TARANTO - Le molestie dei sottocapi di nave Martinengo, uno dei quali originario di Tricase in provincia di Lecce, si sono sviluppate in un contesto malsano in cui il comandante avallava o comunque non condannava apertamente quelle violenze, ma assumeva atteggiamenti simili nei confronti dei suoi subordinati.
È quanto ha denunciato alla procura militare un ufficiale in servizio su nave Martinengo tra agosto e dicembre 2021, quando si sarebbero verificati episodi di violenze e molestie nei confronti di donne e uomini dell’equipaggio, alcuni dei quali tarantini assistiti dagli avvocati Giovanni Vinci e Antonella Notaristefano, commessi dall’allora comandante dell’unità navale, Roberto Carpinelli e dai due sottocapi in servizio nelle cucine. Fatti che ora sono all’attenzione della procura militare di Napoli che ha chiesto il rinvio a giudizio per i tre. Dalle carte dell’inchiesta emerge che pochi giorni dopo l’inizio della navigazione verso le coste africane, dove la nave era impegnata in una missione anti pirateria, erano emerse le prime criticità. Un ufficiale di alto rango aveva fatto presente al comandante che il suo atteggiamento non era opportuno, ma quel segnale non era stato colto. E anche quando pochi giorni dopo sono giunti i racconti delle molestie subite dalle donne, l’atteggiamento del comandante verso i due sottocapi non è cambiato: «Ci penso io, me la vedo io» aveva detto al suo staff, ma l’unica misura adottata fu quella di trasferire una marinaia in un altro reparto.

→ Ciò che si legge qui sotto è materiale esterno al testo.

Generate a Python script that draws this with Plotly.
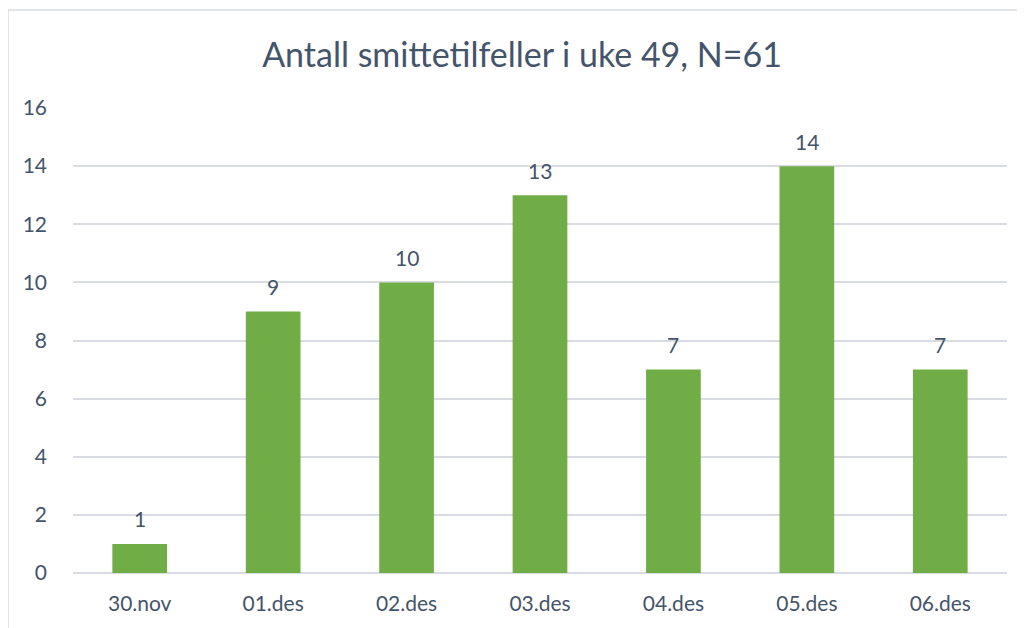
import plotly.graph_objects as go

categories = ["30.nov", "01.des", "02.des", "03.des", "04.des", "05.des", "06.des"]
values = [1, 9, 10, 13, 7, 14, 7]
y_ticks = [0, 2, 4, 6, 8, 10, 12, 14, 16]
title_text = "Antall smittetilfeller i uke 49, N=61"

# page body adds an 8px offset; figure coordinates below compensate for it
OFF = 8
W, H = 1025, 628
ml, mr, mt, mb = 73 - OFF, 26, 108 - OFF, 63
pw, ph = W - ml - mr, H - mt - mb

text_color = "#44546a"
font_family = "Lato, 'Open Sans', sans-serif"

fig = go.Figure()
fig.add_trace(go.Bar(
    x=categories, y=values,
    marker=dict(color="#70ad47", line=dict(width=0)),
    hoverinfo="x+y",
))

for c, v in zip(categories, values):
    fig.add_annotation(x=c, y=v, text=str(v), showarrow=False,
                       yshift=25, yanchor="middle",
                       font=dict(size=21, color=text_color, family=font_family))

# chart-area border
fig.add_shape(type="rect", xref="paper", yref="paper",
              x0=(8 - OFF - ml) / pw, x1=(W + 10 - ml) / pw,
              y0=-(H + 10 - mt - ph) / ph, y1=(H - mb - (10 - OFF)) / ph,
              line=dict(color="#d9dde3", width=1.5), fillcolor="rgba(0,0,0,0)",
              layer="below")

fig.update_layout(
    width=W, height=H,
    margin=dict(l=ml, r=mr, t=mt, b=mb),
    paper_bgcolor="white", plot_bgcolor="white",
    bargap=0.59,
    showlegend=False,
    font=dict(family=font_family, color=text_color, size=21),
    title=dict(text=title_text, x=(522 - OFF) / W, xanchor="center",
               y=1 - (55 - OFF) / H, yanchor="middle",
               font=dict(size=34, color=text_color, family=font_family)),
    xaxis=dict(showgrid=False, showline=False, zeroline=False, ticks="",
               ticklabelstandoff=16, tickfont=dict(size=21, color=text_color)),
    yaxis=dict(range=[0, 16], tickvals=y_ticks, showgrid=True,
               gridcolor="#d9dde3", gridwidth=1.5, zeroline=True,
               zerolinecolor="#d9dde3", zerolinewidth=1.5,
               showline=False, ticks="", ticklabelstandoff=25,
               tickfont=dict(size=21, color=text_color)),
)

fig.write_html("out.html")
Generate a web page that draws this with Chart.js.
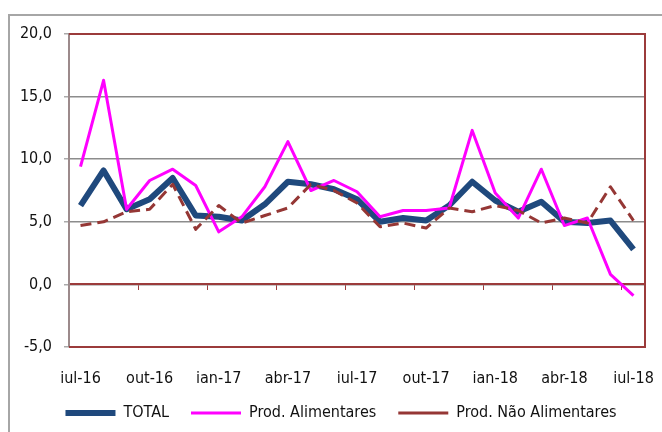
<!DOCTYPE html>
<html>
<head>
<meta charset="utf-8">
<script src="https://cdn.jsdelivr.net/npm/chart.js@4/dist/chart.umd.min.js"></script>
<style>
  html, body { margin: 0; padding: 0; background: #fff; }
  #wrap { width: 662px; height: 432px; }
</style>
</head>
<body>
<div id="wrap"><canvas id="chart"></canvas></div>
<script>
const months = ['jul-16','ago-16','set-16','out-16','nov-16','dez-16','jan-17','fev-17','mar-17','abr-17','mai-17','jun-17',
                'jul-17','ago-17','set-17','out-17','nov-17','dez-17','jan-18','fev-18','mar-18','abr-18','mai-18','jun-18','jul-18'];
const total = [6.3, 9.1, 6.0, 6.8, 8.5, 5.5, 5.4, 5.1, 6.4, 8.2, 8.0, 7.6,
               6.8, 5.0, 5.3, 5.1, 6.3, 8.2, 6.7, 5.8, 6.6, 5.0, 4.9, 5.1, 2.8];
const alimentares = [9.4, 16.3, 6.0, 8.3, 9.2, 7.9, 4.2, 5.4, 7.8, 11.4, 7.5, 8.3,
                     7.4, 5.4, 5.9, 5.9, 6.1, 12.3, 7.3, 5.3, 9.2, 4.7, 5.3, 0.8, -0.9];
const naoAlimentares = [4.7, 5.0, 5.8, 6.0, 8.0, 4.4, 6.3, 4.9, 5.5, 6.1, 8.0, 7.5,
                        6.5, 4.6, 4.9, 4.5, 6.1, 5.8, 6.3, 5.9, 4.9, 5.3, 4.9, 7.8, 5.1];
const yTicks = [-5, 0, 5, 10, 15, 20];

const FONT = "'DejaVu Sans Condensed', 'Liberation Sans Narrow', 'DejaVu Sans', sans-serif";
const brown = '#9b3b3b';
const grid = '#8c8c8c';

// frame around the plot (top, right, bottom) and the outer gray border
const framePlugin = {
    id: 'frame',
    beforeDraw(chart) {
        const c = chart.ctx;
        c.save();
        c.strokeStyle = '#a6a6a6';
        c.lineWidth = 2;
        c.strokeRect(9, 15, 700, 500);
        c.restore();
    },
    beforeDatasetsDraw(chart) {
        const a = chart.chartArea;
        const c = chart.ctx;
        c.save();
        c.strokeStyle = brown;
        c.lineWidth = 2;
        c.beginPath();
        c.moveTo(a.left, a.top);
        c.lineTo(a.right, a.top);
        c.lineTo(a.right, a.bottom);
        c.lineTo(a.left, a.bottom);
        c.stroke();
        c.restore();
    }
};

const ctx = document.getElementById('chart');
new Chart(ctx, {
    type: 'line',
    data: {
        labels: months,
        datasets: [{
            label: 'TOTAL',
            data: total,
            borderColor: '#1f497d',
            backgroundColor: '#1f497d',
            borderWidth: 6,
            order: 3
        }, {
            label: 'Prod. Alimentares',
            data: alimentares,
            borderColor: '#ff00ff',
            backgroundColor: '#ff00ff',
            borderWidth: 3,
            order: 2
        }, {
            label: 'Prod. Não Alimentares',
            data: naoAlimentares,
            borderColor: '#953735',
            backgroundColor: '#953735',
            borderWidth: 3,
            borderDash: [11, 6],
            order: 1
        }]
    },
    options: {
        responsive: true,
        maintainAspectRatio: false,
        animation: false,
        layout: { padding: { left: 20, right: 0, top: 34, bottom: 1 } },
        elements: {
            point: { radius: 0 },
            line: { tension: 0, borderJoinStyle: 'round' }
        },
        scales: {
            x: {
                offset: true,
                grid: { display: false, drawTicks: false },
                border: { display: false },
                ticks: {
                    autoSkip: false,
                    maxRotation: 0,
                    padding: 22,
                    color: '#111',
                    font: { family: FONT, size: 16 },
                    callback: (v, i) => i % 3 === 0 ? months[i] : ''
                },
                afterFit: s => {
                    s.height = 36;
                    s.paddingLeft = 0;
                    s.paddingRight = 17;
                }
            },
            x0: {
                type: 'category',
                labels: months,
                offset: true,
                position: { y: 0 },
                ticks: { display: false },
                border: { color: brown, width: 2 },
                grid: {
                    offset: true,
                    drawOnChartArea: false,
                    tickLength: 5,
                    lineWidth: 1,
                    color: c => (c.index > 0 && c.index < months.length && c.index % 3 === 0) ? brown : 'rgba(0,0,0,0)'
                }
            },
            y: {
                min: -5,
                max: 20,
                afterBuildTicks: s => { s.ticks = yTicks.map(v => ({ value: v })); },
                afterFit: s => { s.width = 49; },
                border: { color: '#9c8a8b', width: 2 },
                grid: {
                    color: grid,
                    lineWidth: 1.5,
                    tickLength: 5,
                    tickColor: '#aaaaaa'
                },
                ticks: {
                    padding: 12,
                    color: '#111',
                    font: { family: FONT, size: 16 },
                    callback: v => v.toFixed(1).replace('.', ',')
                }
            }
        },
        plugins: {
            legend: {
                position: 'bottom',
                labels: {
                    usePointStyle: true,
                    pointStyle: 'line',
                    pointStyleWidth: 50,
                    boxWidth: 50,
                    padding: 22,
                    color: '#111',
                    font: { family: FONT, size: 16 },
                    sort: (a, b) => a.datasetIndex - b.datasetIndex
                }
            },
            tooltip: { enabled: false }
        }
    },
    plugins: [framePlugin]
});
</script>
</body>
</html>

Leggendo le dichiarazioni rese alla procura militare da alcuni membri dell’equipaggio, emerge che in realtà proprio Carpinelli si era impegnato con i vertici della Marina militare affinché uno dei due sottocapi prolungasse il suo imbarco. E quando da Roma arrivò l’ok alla permanenza del cuoco a bordo, questi cominciò evidente a sentirsi un intoccabile: contro di lui, del resto, non fu neppure aperto un procedimento disciplinare per i racconti della donna. Non solo. Uno degli ufficiali che ha reso testimonianza ha dichiarato che i due militari di truppa indagati si sentivano «autorizzati a emulare quel modo di fare».
Le dichiarazioni dei militari hanno dato il via alle indagini interne come ha evidenziato la Marina militare in una nota con la quale ha precisato che «è stata la stessa Forza Armata, sulla base dei fatti appresi, a interessare le competenti Autorità giudiziarie per fare massima chiarezza sulla vicenda e verificare eventuali responsabilità» e aggiungendo che «il personale indagato è stato avvicendato nell’incarico». Infine la Marina ha dichiarato che «assicura la massima collaborazione all’Autorità giudiziaria e condanna fermamente qualsiasi comportamento che danneggi l’integrità e l’immagine dei militari che svolgono con onore e lealtà il loro servizio quotidiano a favore della collettività e delle istituzioni».